Improving seismic performance of base isolated structures with a hybrid U-shaped steel damper as an isolator

Current earthquake-resistant design standards emphasize structural resilience by accounting for inelastic behaviour during major seismic events, particularly in steel and reinforced concrete (RC) buildings. This approach typically achieves controlled ductile performance, albeit with some structural damage. To minimize such damage, passive control systems are widely adopted. This study explores an advanced seismic mitigation strategy for RC frame buildings by incorporating a hybrid damping system at the base, which combines a U-shaped damper (USD) with a rubber core functioning as an isolator. The U-shaped elements, constructed from steel and aluminium, are modelled with elastoplastic material behaviour.

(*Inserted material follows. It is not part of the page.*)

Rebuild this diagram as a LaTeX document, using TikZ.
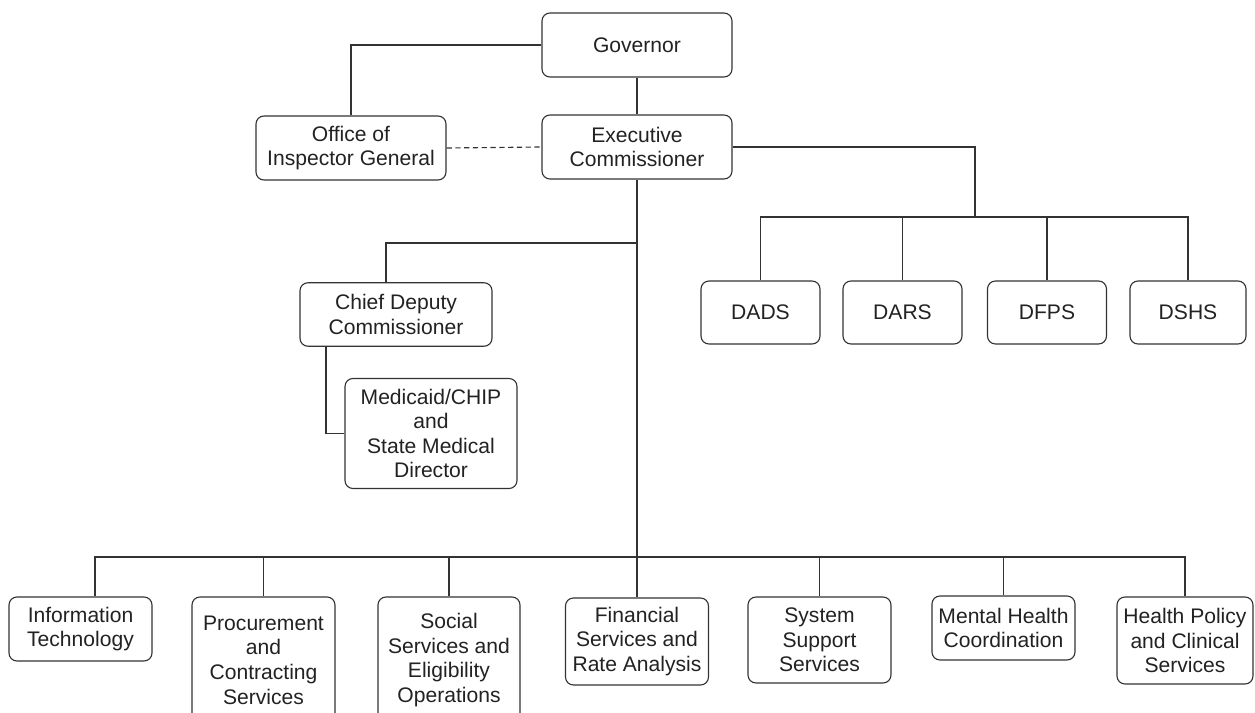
\documentclass[tikz,border=0pt]{standalone}
\usepackage{fontspec}
\setmainfont{Liberation Sans}
\definecolor{linegray}{HTML}{333333}
\definecolor{textgray}{HTML}{222222}
\tikzset{
  orgbox/.style={draw=linegray, line width=0.65pt, rounded corners=4.5pt,
    align=center, inner sep=0pt, text=textgray,
    font=\fontsize{12}{14}\selectfont},
  link/.style={draw=linegray, line width=0.65pt}
}
\begin{document}
\begin{tikzpicture}[x=0.02cm, y=-0.02cm]
  \useasboundingbox (0,0) rectangle (1255,713);

  % Top of the chart
  \node[orgbox, minimum width=3.8cm, minimum height=1.28cm] (gov) at (637,45) {Governor};
  \node[orgbox, minimum width=3.8cm, minimum height=1.28cm] (oig) at (351,148) {Office of\\Inspector General};
  \node[orgbox, minimum width=3.8cm, minimum height=1.28cm] (exec) at (637,147) {Executive\\Commissioner};

  % Deputy and medical director
  \node[orgbox, minimum width=3.84cm, minimum height=1.27cm] (cdc) at (396,314.5) {Chief Deputy\\Commissioner};
  \node[orgbox, minimum width=3.44cm, minimum height=2.2cm] (med) at (431,433.5) {Medicaid/CHIP\\and\\State Medical\\Director};

  % Departments
  \node[orgbox, minimum width=2.38cm, minimum height=1.26cm] (dads) at (760.5,312.5) {DADS};
  \node[orgbox, minimum width=2.38cm, minimum height=1.26cm] (dars) at (902.5,312.5) {DARS};
  \node[orgbox, minimum width=2.38cm, minimum height=1.26cm] (dfps) at (1047,312.5) {DFPS};
  \node[orgbox, minimum width=2.32cm, minimum height=1.26cm] (dshs) at (1188,312.5) {DSHS};

  % Bottom row
  \node[orgbox, minimum width=2.86cm, minimum height=1.28cm] (it) at (80.5,629) {Information\\Technology};
  \node[orgbox, minimum width=2.86cm, minimum height=2.52cm] (proc) at (263.5,660) {Procurement\\and\\Contracting\\Services};
  \node[orgbox, minimum width=2.84cm, minimum height=2.52cm] (soc) at (449,660) {Social\\Services and\\Eligibility\\Operations};
  \node[orgbox, minimum width=2.86cm, minimum height=1.74cm] (fin) at (637,641.5) {Financial\\Services and\\Rate Analysis};
  \node[orgbox, minimum width=2.86cm, minimum height=1.72cm] (sys) at (819.5,640) {System\\Support\\Services};
  \node[orgbox, minimum width=2.86cm, minimum height=1.28cm] (mh) at (1003.5,628) {Mental Health\\Coordination};
  \node[orgbox, minimum width=2.72cm, minimum height=1.74cm] (hp) at (1185,640.5) {Health Policy\\and Clinical\\Services};

  % Joints of the connectors
  \coordinate (djoin) at (975,217);
  \coordinate (cjoin) at (637,243);
  \coordinate (cdctop) at (386,243);
  \coordinate (cdcdrop) at (326,0);
  \coordinate (ljoin) at (95,557);

  % Draw connectors
  \draw[link] (gov.west) -| (oig.north);
  \draw[link] (gov.south) -- (exec.north);
  \draw[link, dash pattern=on 3pt off 2pt] (oig.east) -- (exec.west);
  \draw[link] (exec.east) -| (djoin);
  \draw[link] (dads.north) |- (djoin) -| (dshs.north);
  \foreach \d in {dars,dfps}{
    \draw[link] (\d.north) -- (\d.north |- djoin); % Department drop
  }
  \draw[link] (exec.south) -- (fin.north);
  \draw[link] (cjoin) -- (cdctop) -- (cdctop |- cdc.north);
  \draw[link] (cdc.south -| cdcdrop) |- (med.west);
  \draw[link] (ljoin |- it.north) -- (ljoin) -| (hp.north);
  \foreach \d in {proc,soc,sys,mh}{
    \draw[link] (\d.north) -- (\d.north |- ljoin); % Division drop
  }
\end{tikzpicture}
\end{document}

At the same time, the rubber core is defined using the hyper-elastic Ogden model, ensuring an accurate representation of its nonlinear properties. Strategically positioned at the building's foundation, the USD synergises with the rubber core to enhance damping efficiency and energy dissipation during seismic events. Nonlinear Time History Analysis under four distinct ground motion scenarios was employed to evaluate the structure's seismic performance equipped with the USD-based isolator. The findings reveal a significant improvement in the structure's capacity to endure seismic forces compared to a counterpart without the USD system, demonstrating its superior effectiveness in mitigating earthquake-induced damage.